** start of LISTED RECORDS **

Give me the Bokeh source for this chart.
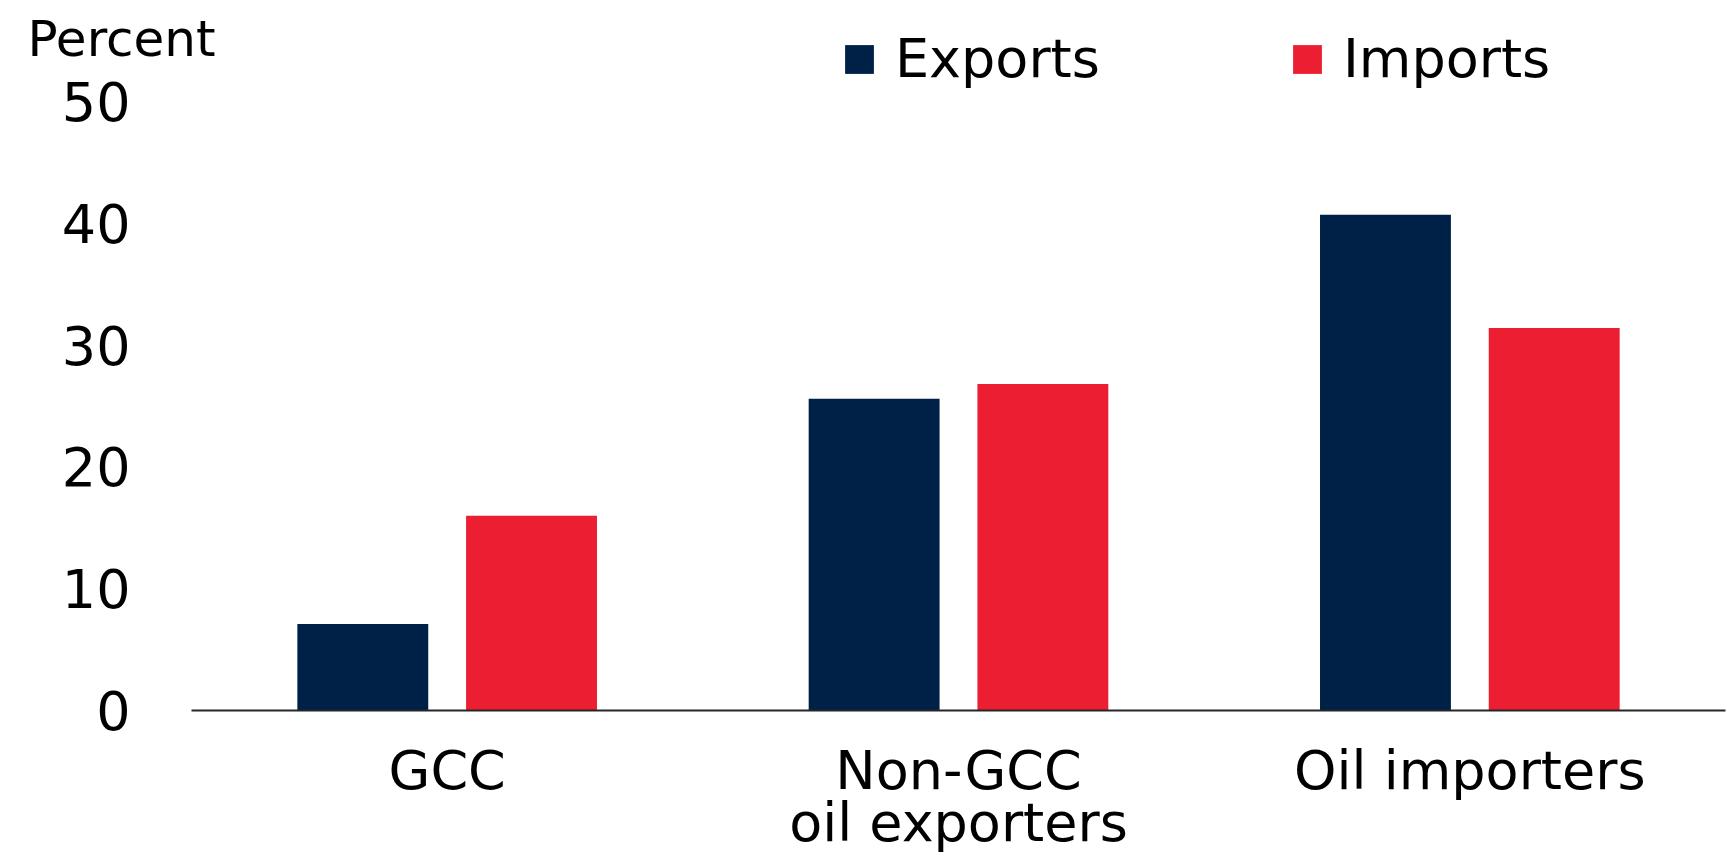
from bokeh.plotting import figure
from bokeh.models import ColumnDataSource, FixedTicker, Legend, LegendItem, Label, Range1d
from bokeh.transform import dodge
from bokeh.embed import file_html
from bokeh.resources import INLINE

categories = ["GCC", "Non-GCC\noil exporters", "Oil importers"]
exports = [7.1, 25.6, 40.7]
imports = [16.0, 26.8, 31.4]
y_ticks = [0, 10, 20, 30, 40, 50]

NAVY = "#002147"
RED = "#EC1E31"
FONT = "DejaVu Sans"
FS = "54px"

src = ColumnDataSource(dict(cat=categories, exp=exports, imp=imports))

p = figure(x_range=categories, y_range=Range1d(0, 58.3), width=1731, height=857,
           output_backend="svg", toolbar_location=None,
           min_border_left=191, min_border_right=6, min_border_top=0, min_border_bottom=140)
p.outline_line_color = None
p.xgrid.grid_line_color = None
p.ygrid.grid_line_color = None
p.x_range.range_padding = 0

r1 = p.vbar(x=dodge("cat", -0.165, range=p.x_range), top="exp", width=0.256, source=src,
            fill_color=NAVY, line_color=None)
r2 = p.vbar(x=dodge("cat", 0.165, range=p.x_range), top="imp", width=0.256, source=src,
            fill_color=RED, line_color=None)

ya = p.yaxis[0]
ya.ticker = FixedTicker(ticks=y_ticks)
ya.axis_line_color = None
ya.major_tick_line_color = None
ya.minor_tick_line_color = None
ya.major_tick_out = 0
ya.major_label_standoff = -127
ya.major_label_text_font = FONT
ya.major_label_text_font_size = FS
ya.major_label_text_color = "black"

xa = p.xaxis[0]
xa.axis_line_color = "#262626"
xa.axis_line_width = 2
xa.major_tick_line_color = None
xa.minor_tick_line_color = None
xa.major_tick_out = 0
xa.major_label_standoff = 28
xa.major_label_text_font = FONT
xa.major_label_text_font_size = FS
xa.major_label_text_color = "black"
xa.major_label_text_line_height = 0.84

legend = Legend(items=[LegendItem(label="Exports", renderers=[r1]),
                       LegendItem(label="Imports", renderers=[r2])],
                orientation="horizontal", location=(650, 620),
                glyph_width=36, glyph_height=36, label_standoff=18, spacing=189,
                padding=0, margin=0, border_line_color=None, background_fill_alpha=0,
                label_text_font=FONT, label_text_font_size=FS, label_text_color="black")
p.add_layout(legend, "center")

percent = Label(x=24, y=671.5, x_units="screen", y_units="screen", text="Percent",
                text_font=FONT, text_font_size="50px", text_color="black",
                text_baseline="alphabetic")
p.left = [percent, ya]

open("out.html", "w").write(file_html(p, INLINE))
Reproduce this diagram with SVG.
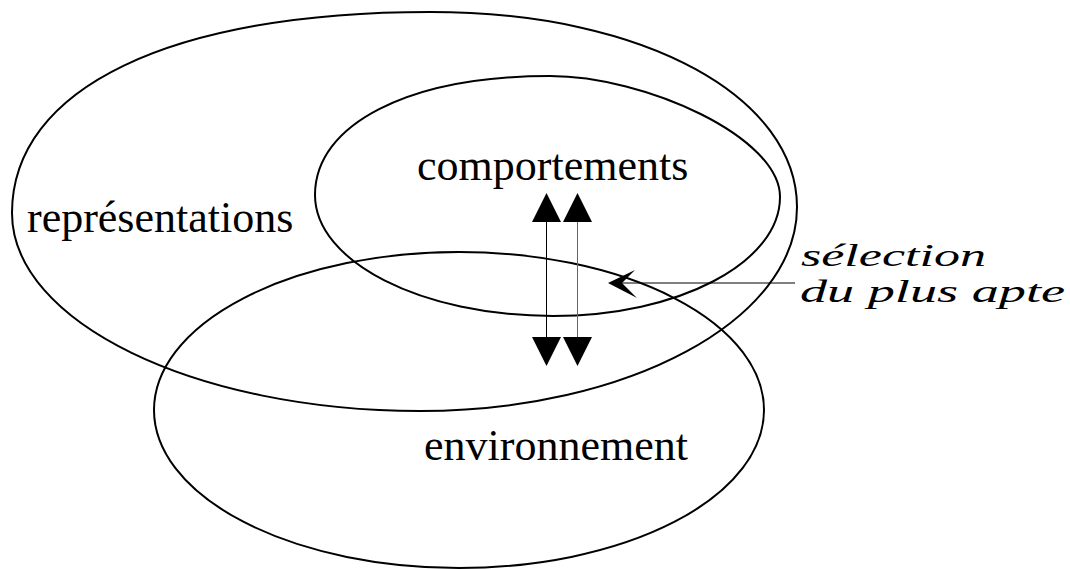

** end of LISTED RECORDS **

• _TO BE DONE_
Exclude every picture and copy the remaining data exactly.

• _WORKED SOLUTION_
Give me the Bokeh source for this chart.
from bokeh.plotting import figure
from bokeh.models import ColumnDataSource, FixedTicker, Legend, LegendItem, Label, Range1d
from bokeh.transform import dodge
from bokeh.embed import file_html
from bokeh.resources import INLINE

categories = ["GCC", "Non-GCC\noil exporters", "Oil importers"]
exports = [7.1, 25.6, 40.7]
imports = [16.0, 26.8, 31.4]
y_ticks = [0, 10, 20, 30, 40, 50]

NAVY = "#002147"
RED = "#EC1E31"
FONT = "DejaVu Sans"
FS = "54px"

src = ColumnDataSource(dict(cat=categories, exp=exports, imp=imports))

p = figure(x_range=categories, y_range=Range1d(0, 58.3), width=1731, height=857,
           output_backend="svg", toolbar_location=None,
           min_border_left=191, min_border_right=6, min_border_top=0, min_border_bottom=140)
p.outline_line_color = None
p.xgrid.grid_line_color = None
p.ygrid.grid_line_color = None
p.x_range.range_padding = 0

r1 = p.vbar(x=dodge("cat", -0.165, range=p.x_range), top="exp", width=0.256, source=src,
            fill_color=NAVY, line_color=None)
r2 = p.vbar(x=dodge("cat", 0.165, range=p.x_range), top="imp", width=0.256, source=src,
            fill_color=RED, line_color=None)

ya = p.yaxis[0]
ya.ticker = FixedTicker(ticks=y_ticks)
ya.axis_line_color = None
ya.major_tick_line_color = None
ya.minor_tick_line_color = None
ya.major_tick_out = 0
ya.major_label_standoff = -127
ya.major_label_text_font = FONT
ya.major_label_text_font_size = FS
ya.major_label_text_color = "black"

xa = p.xaxis[0]
xa.axis_line_color = "#262626"
xa.axis_line_width = 2
xa.major_tick_line_color = None
xa.minor_tick_line_color = None
xa.major_tick_out = 0
xa.major_label_standoff = 28
xa.major_label_text_font = FONT
xa.major_label_text_font_size = FS
xa.major_label_text_color = "black"
xa.major_label_text_line_height = 0.84

legend = Legend(items=[LegendItem(label="Exports", renderers=[r1]),
                       LegendItem(label="Imports", renderers=[r2])],
                orientation="horizontal", location=(650, 620),
                glyph_width=36, glyph_height=36, label_standoff=18, spacing=189,
                padding=0, margin=0, border_line_color=None, background_fill_alpha=0,
                label_text_font=FONT, label_text_font_size=FS, label_text_color="black")
p.add_layout(legend, "center")

percent = Label(x=24, y=671.5, x_units="screen", y_units="screen", text="Percent",
                text_font=FONT, text_font_size="50px", text_color="black",
                text_baseline="alphabetic")
p.left = [percent, ya]

open("out.html", "w").write(file_html(p, INLINE))
Reproduce this diagram with SVG.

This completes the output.